* **DIRECTIONS**
Quote each line of the material verbatim, without the pictures.

* **DATA EXTRACT**
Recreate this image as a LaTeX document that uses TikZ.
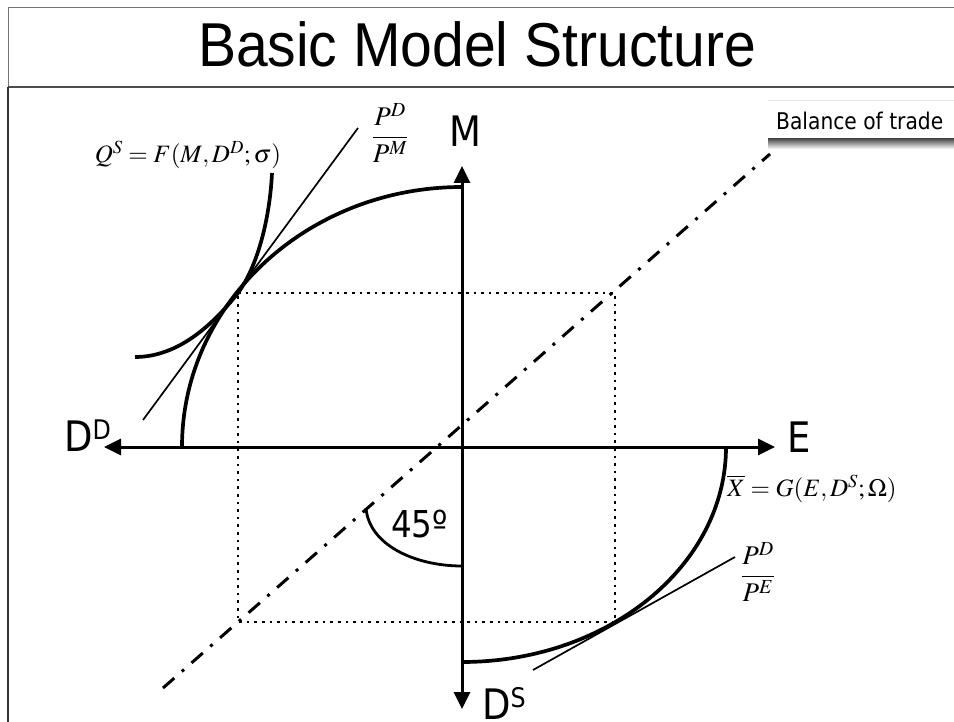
\documentclass[tikz,border=0pt]{standalone}
\usepackage{mathptmx}
\usepackage{fontspec}
\setmainfont{Liberation Serif}
\newfontfamily\titlefont[FakeStretch=0.92]{Liberation Sans}
\newfontfamily\tah[FakeStretch=0.88]{DejaVu Sans}
\usetikzlibrary{arrows.meta}
\begin{document}
\begin{tikzpicture}[x=1pt,y=-1pt,
  axis/.style={line width=3pt,{Triangle[length=17pt,width=16pt]}-{Triangle[length=17pt,width=16pt]}},
  curve/.style={line width=3.7pt},
  thinline/.style={line width=1.7pt},
  guide/.style={line width=2.6pt, dash pattern=on 2.6pt off 5pt},
  trade/.style={line width=3pt, dash pattern=on 15pt off 10pt on 3pt off 10pt},
  lab/.style={font=\tah\fontsize{42}{42}\selectfont, inner sep=0pt, anchor=base west},
  eq/.style={font=\fontsize{25}{30}\selectfont, inner sep=0pt}
]
\fill[white] (0,0) rectangle (954,722);
\useasboundingbox (0,0) rectangle (954,722);
% frame
\draw[black!55, line width=1pt] (8,87) -- (8,8) -- (954,8);
\draw[black!70, line width=1.5pt] (8,87) -- (954,87);
\draw[black!80, line width=2pt] (8,87) -- (8,722);
\node[font=\titlefont\fontsize{62}{62}\selectfont, anchor=base, inner sep=0pt] (title) at (477,67) {Basic Model Structure};
% key points
\coordinate (O) at (462,447);
\coordinate (Mtop) at (462,166);
\coordinate (Dsb) at (462,709);
\coordinate (Eend) at (775,447);
\coordinate (DDend) at (104,447);
\coordinate (A) at (238,293);
\coordinate (B) at (615,293);
\coordinate (C) at (615,622);
\coordinate (D) at (238,622);
\coordinate (T1) at (163,688);
\coordinate (T2) at (770,154);
% dotted rectangle
\draw[guide] (A) -- (B) -- (C) -- (D) -- cycle;
% balance of trade line
\draw[trade] (T1) -- (T2);
% axes
\draw[axis] (Dsb) -- (Mtop);
\draw[axis] (DDend) -- (Eend);
% transformation curve (top-left)
\coordinate (P1) at (182,447);
\coordinate (P2) at (462,187);
\draw[curve] (P1) .. controls (182,303.4) and (307.4,187) .. (P2);
% bottom-right curve
\coordinate (R1) at (726,447);
\coordinate (R2) at (462,662);
\draw[curve] (R1) .. controls (726,565.7) and (607.8,662) .. (R2);
% isoquant
\coordinate (Q1) at (135,357);
\coordinate (Q2) at (272,173);
\draw[curve] (Q1) .. controls (180,357) and (215,322) .. (A) .. controls (259,264) and (270,215) .. (Q2);
% tangents
\coordinate (L1) at (143,420);
\coordinate (L2) at (358,128);
\draw[thinline] (L1) -- (L2);
\coordinate (K1) at (533,670);
\coordinate (K2) at (735,557);
\draw[thinline] (K1) -- (K2);
% 45 degree arc
\coordinate (G1) at (366,508);
\coordinate (G2) at (462,566);
\draw[line width=2.8pt] (G1) .. controls (369,545) and (415,566) .. (G2);
% labels
\node[lab] (M) at (449,147) {M};
\node[lab] (E) at (787,452) {E};
\node[lab] (DD) at (64,451) {D\raisebox{12pt}{\fontsize{27}{27}\selectfont D}};
\node[lab] (DS) at (482,719) {D\raisebox{12pt}{\fontsize{27}{27}\selectfont S}};
\node[lab, font=\tah\fontsize{37}{37}\selectfont] (deg) at (391,537) {45º};
% balance of trade box
\shade[top color=black!75,bottom color=white] (768,138) rectangle (954,149);
\fill[white] (768,100) rectangle (954,138);
\draw[black!10] (768,100) -- (954,100);
\node[font=\tah\fontsize{23}{23}\selectfont, anchor=base west, inner sep=0pt] (bot) at (776,130) {Balance of trade};
% equations
\node[eq] (Qs) at (188,155) {$Q^{S}=F(M,D^{D};\sigma)$};
\node[eq, font=\fontsize{27}{32}\selectfont] (pm) at (390,133) {$\displaystyle\frac{P^{D}}{P^{M}}$};
\node[eq] (xg) at (812,489) {$\overline{X}=G(E,D^{S};\Omega)$};
\node[eq, font=\fontsize{27}{32}\selectfont] (pe) at (758,572) {$\displaystyle\frac{P^{D}}{P^{E}}$};
\end{tikzpicture}
\end{document}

* **FULL ANSWER**
Recreate this image as a LaTeX document that uses TikZ.
\documentclass[tikz,border=0pt]{standalone}
\usepackage{mathptmx}
\usepackage{fontspec}
\setmainfont{Liberation Serif}
\newfontfamily\titlefont[FakeStretch=0.92]{Liberation Sans}
\newfontfamily\tah[FakeStretch=0.88]{DejaVu Sans}
\usetikzlibrary{arrows.meta}
\begin{document}
\begin{tikzpicture}[x=1pt,y=-1pt,
  axis/.style={line width=3pt,{Triangle[length=17pt,width=16pt]}-{Triangle[length=17pt,width=16pt]}},
  curve/.style={line width=3.7pt},
  thinline/.style={line width=1.7pt},
  guide/.style={line width=2.6pt, dash pattern=on 2.6pt off 5pt},
  trade/.style={line width=3pt, dash pattern=on 15pt off 10pt on 3pt off 10pt},
  lab/.style={font=\tah\fontsize{42}{42}\selectfont, inner sep=0pt, anchor=base west},
  eq/.style={font=\fontsize{25}{30}\selectfont, inner sep=0pt}
]
\fill[white] (0,0) rectangle (954,722);
\useasboundingbox (0,0) rectangle (954,722);
% frame
\draw[black!55, line width=1pt] (8,87) -- (8,8) -- (954,8);
\draw[black!70, line width=1.5pt] (8,87) -- (954,87);
\draw[black!80, line width=2pt] (8,87) -- (8,722);
\node[font=\titlefont\fontsize{62}{62}\selectfont, anchor=base, inner sep=0pt] (title) at (477,67) {Basic Model Structure};
% key points
\coordinate (O) at (462,447);
\coordinate (Mtop) at (462,166);
\coordinate (Dsb) at (462,709);
\coordinate (Eend) at (775,447);
\coordinate (DDend) at (104,447);
\coordinate (A) at (238,293);
\coordinate (B) at (615,293);
\coordinate (C) at (615,622);
\coordinate (D) at (238,622);
\coordinate (T1) at (163,688);
\coordinate (T2) at (770,154);
% dotted rectangle
\draw[guide] (A) -- (B) -- (C) -- (D) -- cycle;
% balance of trade line
\draw[trade] (T1) -- (T2);
% axes
\draw[axis] (Dsb) -- (Mtop);
\draw[axis] (DDend) -- (Eend);
% transformation curve (top-left)
\coordinate (P1) at (182,447);
\coordinate (P2) at (462,187);
\draw[curve] (P1) .. controls (182,303.4) and (307.4,187) .. (P2);
% bottom-right curve
\coordinate (R1) at (726,447);
\coordinate (R2) at (462,662);
\draw[curve] (R1) .. controls (726,565.7) and (607.8,662) .. (R2);
% isoquant
\coordinate (Q1) at (135,357);
\coordinate (Q2) at (272,173);
\draw[curve] (Q1) .. controls (180,357) and (215,322) .. (A) .. controls (259,264) and (270,215) .. (Q2);
% tangents
\coordinate (L1) at (143,420);
\coordinate (L2) at (358,128);
\draw[thinline] (L1) -- (L2);
\coordinate (K1) at (533,670);
\coordinate (K2) at (735,557);
\draw[thinline] (K1) -- (K2);
% 45 degree arc
\coordinate (G1) at (366,508);
\coordinate (G2) at (462,566);
\draw[line width=2.8pt] (G1) .. controls (369,545) and (415,566) .. (G2);
% labels
\node[lab] (M) at (449,147) {M};
\node[lab] (E) at (787,452) {E};
\node[lab] (DD) at (64,451) {D\raisebox{12pt}{\fontsize{27}{27}\selectfont D}};
\node[lab] (DS) at (482,719) {D\raisebox{12pt}{\fontsize{27}{27}\selectfont S}};
\node[lab, font=\tah\fontsize{37}{37}\selectfont] (deg) at (391,537) {45º};
% balance of trade box
\shade[top color=black!75,bottom color=white] (768,138) rectangle (954,149);
\fill[white] (768,100) rectangle (954,138);
\draw[black!10] (768,100) -- (954,100);
\node[font=\tah\fontsize{23}{23}\selectfont, anchor=base west, inner sep=0pt] (bot) at (776,130) {Balance of trade};
% equations
\node[eq] (Qs) at (188,155) {$Q^{S}=F(M,D^{D};\sigma)$};
\node[eq, font=\fontsize{27}{32}\selectfont] (pm) at (390,133) {$\displaystyle\frac{P^{D}}{P^{M}}$};
\node[eq] (xg) at (812,489) {$\overline{X}=G(E,D^{S};\Omega)$};
\node[eq, font=\fontsize{27}{32}\selectfont] (pe) at (758,572) {$\displaystyle\frac{P^{D}}{P^{E}}$};
\end{tikzpicture}
\end{document}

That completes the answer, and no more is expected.